Beyond the numbers, Northwestern was playing catch-up from start to finish. The minute and eight seconds after Child’s opening goal with 13:25 left in the opening quarter was the first and only time the Wildcats led on Thursday — and one of the few times they even had a player cutting into the crease area.
Then, the struggle bus hit. Syracuse got going between the thirds as a result of its own transition play speed and Northwestern’s inability to recover loose ground balls on the attack. Molly Guzik scored three goals in under four minutes, giving the Orange an early 3-1 lead. That lead would have been even larger had the goalpost beside NU keeper Jenika Cuocco not robbed Syracuse of multiple scoring chances in the first frame when it outshot the Wildcats 12-4.
Amonte Hiller said Northwestern switched its defensive coverage after Guzik’s early hat trick, and to her credit, it worked. The Wildcat defense performed much better from then on, not allowing a Syracuse goal in the final eight minutes of the first quarter. However, the offense couldn’t replicate the same success to end the initial quarter, and then into the second.
Sure, Lapointe found the net at the end of the first. In the second quarter, a Maddie Epke free position and an acrobatic Child shot (made while a Syrcause defender rammed into her) helped negate goals from Guzik and Bri Peters that opened the frame. But even as Northwestern headed into halftime down just 5-4, the offensive problems that plagued it to start the game weren’t going away.
Taylor, the player who usually leads Northwestern’s offense in both scoring and playmaking, barely got the ball and finished the first half without taking a single shot. In fact, none of the Wildcats’ primary attackers were receiving the ball all that much, with players like first-year Kyle Finnell and Jenna Soto recording more touches than they typically get. The ‘Cats constantly passed to each other on the outskirts of the attacking third or behind the net, but rarely within the fan.
“They played great zone defense. They were pressuring us out, pinching in areas, containing our players,” Amonte Hiller said of the Orange.
If the halftime score gave Wildcats fans hope of a comeback, the second half extinguished it. Syracuse scored four goals unanswered in the opening 25 minutes of the second half, going up to a 9-4 lead with 4:54 left in the fourth. While Guzik, who led all players with six goals, nearly outscored the Wildcats herself, the problem again wasn’t the defense (the Orange scored just one more goal than it did last season, when Northwestern beat them 12-8). Instead, the issue was the turnovers continuing to pile up, while the Wildcats struggled to capitalize on their opportunities — passing off free position shots or firing way wide.

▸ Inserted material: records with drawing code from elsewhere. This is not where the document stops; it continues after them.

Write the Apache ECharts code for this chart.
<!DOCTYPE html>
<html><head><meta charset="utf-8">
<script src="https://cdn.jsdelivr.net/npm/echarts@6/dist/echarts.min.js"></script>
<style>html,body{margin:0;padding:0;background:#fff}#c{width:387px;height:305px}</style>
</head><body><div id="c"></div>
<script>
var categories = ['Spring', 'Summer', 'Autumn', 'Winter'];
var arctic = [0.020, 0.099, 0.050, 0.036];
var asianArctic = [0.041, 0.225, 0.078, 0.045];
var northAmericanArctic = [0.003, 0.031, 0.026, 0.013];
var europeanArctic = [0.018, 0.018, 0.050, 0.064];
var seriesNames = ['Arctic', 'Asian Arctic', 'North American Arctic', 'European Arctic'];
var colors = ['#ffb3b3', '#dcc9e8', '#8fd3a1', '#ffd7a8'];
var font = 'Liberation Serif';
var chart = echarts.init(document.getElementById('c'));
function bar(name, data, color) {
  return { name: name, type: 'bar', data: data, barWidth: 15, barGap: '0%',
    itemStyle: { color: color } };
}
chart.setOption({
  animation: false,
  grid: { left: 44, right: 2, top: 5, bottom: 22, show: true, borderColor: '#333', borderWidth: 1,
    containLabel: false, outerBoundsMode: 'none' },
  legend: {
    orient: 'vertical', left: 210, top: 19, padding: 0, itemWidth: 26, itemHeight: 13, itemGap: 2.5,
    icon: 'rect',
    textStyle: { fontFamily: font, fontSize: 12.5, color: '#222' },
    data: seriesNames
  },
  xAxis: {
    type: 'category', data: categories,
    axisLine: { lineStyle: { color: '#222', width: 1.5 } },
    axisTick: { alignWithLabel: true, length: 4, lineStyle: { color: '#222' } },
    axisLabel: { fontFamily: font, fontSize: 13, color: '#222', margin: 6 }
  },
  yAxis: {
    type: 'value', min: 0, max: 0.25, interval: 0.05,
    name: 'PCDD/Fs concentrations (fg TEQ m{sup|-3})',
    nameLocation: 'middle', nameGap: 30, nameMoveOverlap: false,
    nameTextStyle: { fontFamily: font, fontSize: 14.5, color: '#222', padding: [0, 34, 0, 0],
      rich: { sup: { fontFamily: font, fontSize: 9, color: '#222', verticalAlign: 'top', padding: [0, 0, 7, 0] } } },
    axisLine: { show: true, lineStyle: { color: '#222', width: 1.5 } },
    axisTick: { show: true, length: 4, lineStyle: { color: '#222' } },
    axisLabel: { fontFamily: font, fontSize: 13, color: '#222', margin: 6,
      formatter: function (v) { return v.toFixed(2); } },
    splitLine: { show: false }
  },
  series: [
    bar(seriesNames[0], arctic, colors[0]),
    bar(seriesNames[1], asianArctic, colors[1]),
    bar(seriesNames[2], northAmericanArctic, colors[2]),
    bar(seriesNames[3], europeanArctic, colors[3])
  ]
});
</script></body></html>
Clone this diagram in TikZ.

Northwestern attempted to make one final push at the end of the fourth quarter after Noel Cumberland broke her team’s scoring drought with 3:57 remaining. A quick Syracuse turnover then helped Taylor avoid going scoreless for the first time since the 2025 NCAA Tournament, as she made the score 9-6 Syracuse with a gritty goal through contact. It was too little, too late for the Wildcats, though, as the Orange defense did just enough to run out the clock and secure their upset.
The adage for perennially winning teams is that occasional losses are supposed to be turning points, the pivotal moment that motivates them toward a long winning streak. But between Thursday, the Colorado loss and the match against No. 13 Stony Brook that was decided by one goal, it’s clear that Northwestern is struggling against top opponents in a way that it didn’t in years past.
The road isn’t going to get any easier, either — in the coming weeks, the ‘Cats still have Maryland, North Carolina and No. 8 Johns Hopkins on their docket. If the Wildcats are struggling to produce against top-ranked teams right now, Big Ten play is going to get a lot more complicated.
Amonte Hiller wants her squad to move on, win or lose, to Sunday’s matchup against Ohio State, and that’s the mentality it needs to avoid spiraling. But Northwestern’s struggles, especially its stagnancy on offense, are consistent issues that need to be addressed.
“The season brings you what you need,” Amonte Hiller said. “Obviously, we needed to be tested today, and hopefully, we get some growth from it.”
On Thursday night, and against Colorado before that, Northwestern lacrosse put up an uncharacteristic performance. The goal now is to ensure that said performances don’t become the new norm.